He’s a two-time Walter Camp All-American, Associated Press All-American and pretty much every-outlet-you-can-think-of All-American.
But Dee Delaney, the highly decorated University of Miami graduate transfer cornerback out of The Citadel, figured it was time for a bigger, better challenge – just like he figured when he switched to cornerback in college after amassing 899 receiving yards and 14 touchdowns as a high school senior in Beaufort, South Carolina.
“At first you don’t want to get out of your comfort zone so you’re a little nervous,’’ Delaney said Tuesday. “But for me, I wanted to challenge myself…to see if I could play with the big guys.
“It’s just a humbling experience. I take each and every day I wake up and say, ‘Thank you God.’’’

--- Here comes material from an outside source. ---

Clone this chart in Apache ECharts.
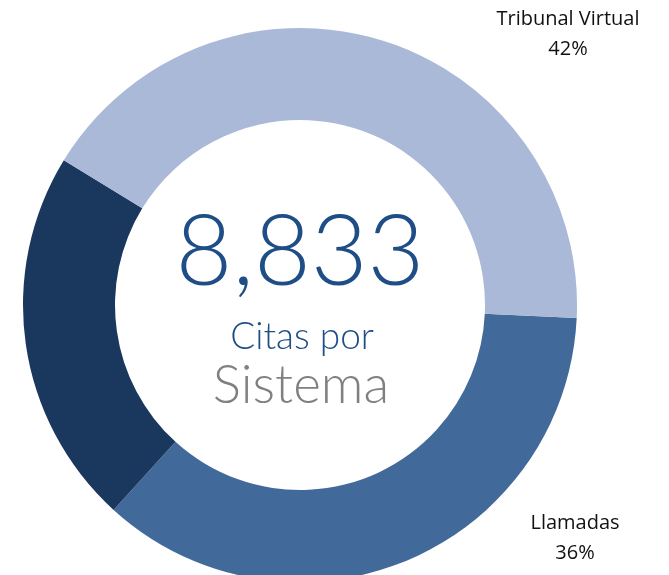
<!DOCTYPE html>
<html>
<head>
<meta charset="utf-8">
<script src="https://cdn.jsdelivr.net/npm/echarts@6/dist/echarts.min.js"></script>
<style>
  html, body { margin: 0; padding: 0; background: #fff; }
  #citasChart { width: 669px; height: 575px; }
</style>
</head>
<body>
<div id="citasChart"></div>
<script>
// datos (porcentajes por sistema)
const sistemas = ['Llamadas', 'Otros', 'Tribunal Virtual']
const porcentajes = [36, 22, 42]
const colores = ['#416A9B', '#1A375E', '#A9B9D7']
const totalCitas = '8,833'
const subtitulo1 = 'Citas por'
const subtitulo2 = 'Sistema'
// sistemas con etiqueta visible y su posicion
const etiquetas = {
  'Tribunal Virtual': [568, 34],
  'Llamadas': [575, 538]
}

const chart = echarts.init(document.getElementById('citasChart'))

const option = {
  animation: false,
  graphic: [
    {
      type: 'text',
      style: {
        x: 300, y: 253, text: totalCitas,
        textAlign: 'center', textVerticalAlign: 'middle',
        font: '300 98px Lato', fill: '#1F4E87'
      }
    },
    {
      type: 'text',
      style: {
        x: 302, y: 337, text: subtitulo1,
        textAlign: 'center', textVerticalAlign: 'middle',
        font: '300 37px Lato', fill: '#1F4E87'
      }
    },
    {
      type: 'text',
      style: {
        x: 301, y: 386, text: subtitulo2,
        textAlign: 'center', textVerticalAlign: 'middle',
        font: '300 53px Lato', fill: '#808080'
      }
    }
  ],
  series: [
    {
      name: 'Citas por Sistema',
      type: 'pie',
      center: [300, 305],
      radius: [185, 277],
      startAngle: -2.7,
      clockwise: true,
      silent: true,
      labelLine: { show: false },
      label: {
        position: 'outside',
        formatter: '{b}\n{d}%',
        fontFamily: 'Open Sans',
        fontSize: 20,
        lineHeight: 30,
        color: '#111',
        align: 'center'
      },
      labelLayout: function (params) {
        const name = sistemas[params.dataIndex]
        const pos = etiquetas[name]
        if (!pos) return { x: -500, y: -500 }
        return { x: pos[0], y: pos[1], align: 'center', verticalAlign: 'middle' }
      },
      data: sistemas.map((s, i) => ({
        name: s,
        value: porcentajes[i],
        itemStyle: { color: colores[i] },
        label: { show: !!etiquetas[s] }
      }))
    }
  ]
}
chart.setOption(option)
</script>
</body>
</html>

The Hurricanes coaches are likely saying the same thing.
After graduate transfer corner Adrian Colbert was drafted in the seventh round by the San Francisco 49ers, and starting corner Corn Elder went in the fifth round to the Carolina Panthers (not to mention the departure of starting safeties Rayshawn Jenkins and Jamal Carter), the Canes knew they needed top-tier talent in the backfield.
Enter NFL prospect Delaney (and fellow talented transfer Jhavonte Dean, unavailable to the media on Tuesday), who apparently is living up to his billing.
“Dee Delaney,’’ defensive coordinator Manny Diaz said Tuesday, “has got ball skills. Some guys, if you throw it near them, they’re going to catch it.’’
Indeed. At 6-1 and 193 pounds, Delaney isn’t just a hard-hitting, lock-down defender, he can catch. He led the FCS Citadel’s Southern Conference with six interceptions last season for 163 return yards, and is tied for second in career interceptions, with 13.
“I don’t think he takes a snap for granted,’’ starting linebacker Zach McCloud said.
And this, from starting safety Jaquan Johnson: “He’s smart. He’s out here making plays like he was here last year.’’
Other than the talent being “up a notch’’ at Miami, Delaney said the speed of the game has been the biggest football adjustment from The Citadel, also known as “The Military School of South Carolina.’’
At the Citadel, cadets wear military uniforms and lived by the motto: “Duty, Honor, Respect.’’
The Citadel, Delaney said, is “way’’ stricter.
“Here these guys have discipline also. It’s just not as strict as the military side of things.’’
UM cornerbacks coach Mike Rumph has been happily surprised at how “strong and physical and athletic’’ Delaney is, and how he’s already a leader after one week of camp.
“He’s almost taking control of my room already,’’ Rumph said. “He’s a guy who’s disciplined… a little older and urgent, similar to Adrian Colbert last year. We’re excited about him. He looked the part but I didn’t know he was as intuitive as he is. He asks a lot of questions, some good questions…that really pertain to the rookies. So, he’s kind of showing the room how to ask questions, even though he already knows the answers.’’
On the field, Rumph said Delaney is an adept tackler who can defend the triple option, has good size and the valuable “ability to flip his hips.’’
“He steps up for the big games’’ such as South Carolina and FSU,’’ Rumph said. “I saw [him] going against one of the top receivers in the SEC with South Carolina and one of the best in the game…with Dalvin Cook.’’
The Hurricanes open the season at home Sept. 2 against Bethune-Cookman. Expect to see plenty of Delaney.
“Just excited to see how he acts when he gets in our stadium with the crowd in there,’’ Rumph said, “and how he plays in that situation.’’
▪ Linebacker Michael Pinckney, nursing a hamstring strain/pull, for the first time since Thursday used both legs to pedal on the conditioning bike instead of just one. Pinckney has missed five consecutive practices...Receiver Evidence Njoku (hyperextended left knee) was next to Pinckney, pedaling with his right foot.
▪ Tight end Michael Irvin II (dehydration) was at practice for the first time in several days.
▪ Receiver Lawrence Cager joined usual punt returners Jeff Thomas and DeeJay Dallas.